The owner of a lot at the top of the road, who has already had to demolish his house after an oil company mistakenly delivered 308 litres of oil to a disconnected tank, is now facing delays obtaining a provincial certificate, which confirms the lot has been remediated, because of possible lawsuits on behalf of the previous owner of a house down the street.

“This is not a whole lot of fun,” said the owner of the now-flattened lot at 2853 Adelaide Ave., Terry Phillips, who is continuing to pay his mortgage and has building plans sitting at Saanich municipal hall, waiting for a provincial sign-off.

He’s also lost any income he could have received from his original plan to rent out the house.

“This sounds as if it could hold it up for years,” Phillips said. “I am just hoping the ministry looks at the evidence and signs off on this.”

After oil started leaking out of drains around Gina Dolinsky’s house at 2837 Adelaide Ave. last March, investigators initially suspected the contamination came from misdelivered oil.

Adelaide map

However, the characteristics of the oil were different. After oil started flowing from Dolinsky’s house in December, the province searched for the source. It determined the oil came from a buried oil tank next door at 2839 Adelaide Ave. that had been improperly decommissioned in 1981.

Dolinsky has spent more than $30,000 on the cleanup so far. Like most homeowners, she is not insured and was forced to sue her neighbour, Gavin Edwards, and the house’s previous owners to try to recoup her costs.

Edwards, who bought the house last year and did not know the buried tank existed, has spent more than $60,000 on cleanup.

Phillips, whose remediation costs are being picked up by the oil company’s insurance, believed he was out of the mix and rebuilding could start shortly. But, last week, Dave Rogers of B.C. Hazmat Management Ltd., Phillips’s remediation company, received a note from the province.

Colm Condon, the Environment Ministry’s land-remediation manager, said he had been contacted by lawyer Peter Jones, who suspects the oil further down the street came from the Phillips house.

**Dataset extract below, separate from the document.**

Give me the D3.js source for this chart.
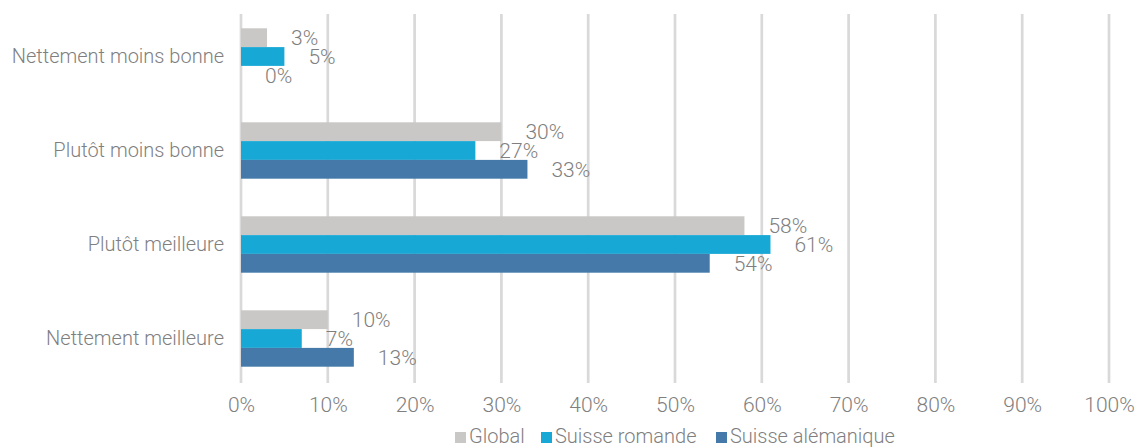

Jones, acting for Balwinder Kaur Bal, former owner of the house where the buried tank was found, said in a letter to Condon that he believes the source of all the Adelaide oil is the Phillips property.

“We understand that an application has been made for a certificate of compliance from the ministry stating that there is no impact from the spill at 2853 Adelaide on either 2837 Adelaide or 2839 Adelaide,” says the letter from Jones.

“We think the conclusion is incorrect and that the contamination at both properties was a result of the spill at 2853 Adelaide.”

Condon said the information that Jones intends to submit will be considered before a decision is made.

The idea is based on rainfall amounts, which had no effect until after the spill farther up the street, even though the tank had been buried in the next-door yard for decades.

But Rogers said it is impossible that the oil came from the Phillips property, especially as it has different characteristics and would have had to go uphill to get to Dolinsky’s house.

“We have provided the Ministry of Environment with all the information that the only off-site migration was toward Colquitz,” Rogers said. “We have scientific and physical evidence that the two releases were not related.”

If the oil had come from the Phillips property, it is likely the half-dozen houses between it and the Dolinsky house would also be contaminated, he said.

An Environment Ministry spokesman said information from the lawyer was provided to Phillips by Condon as a courtesy.

“In cases like these, the ministry’s primary role is to ensure human health and the environment are protected,” he said.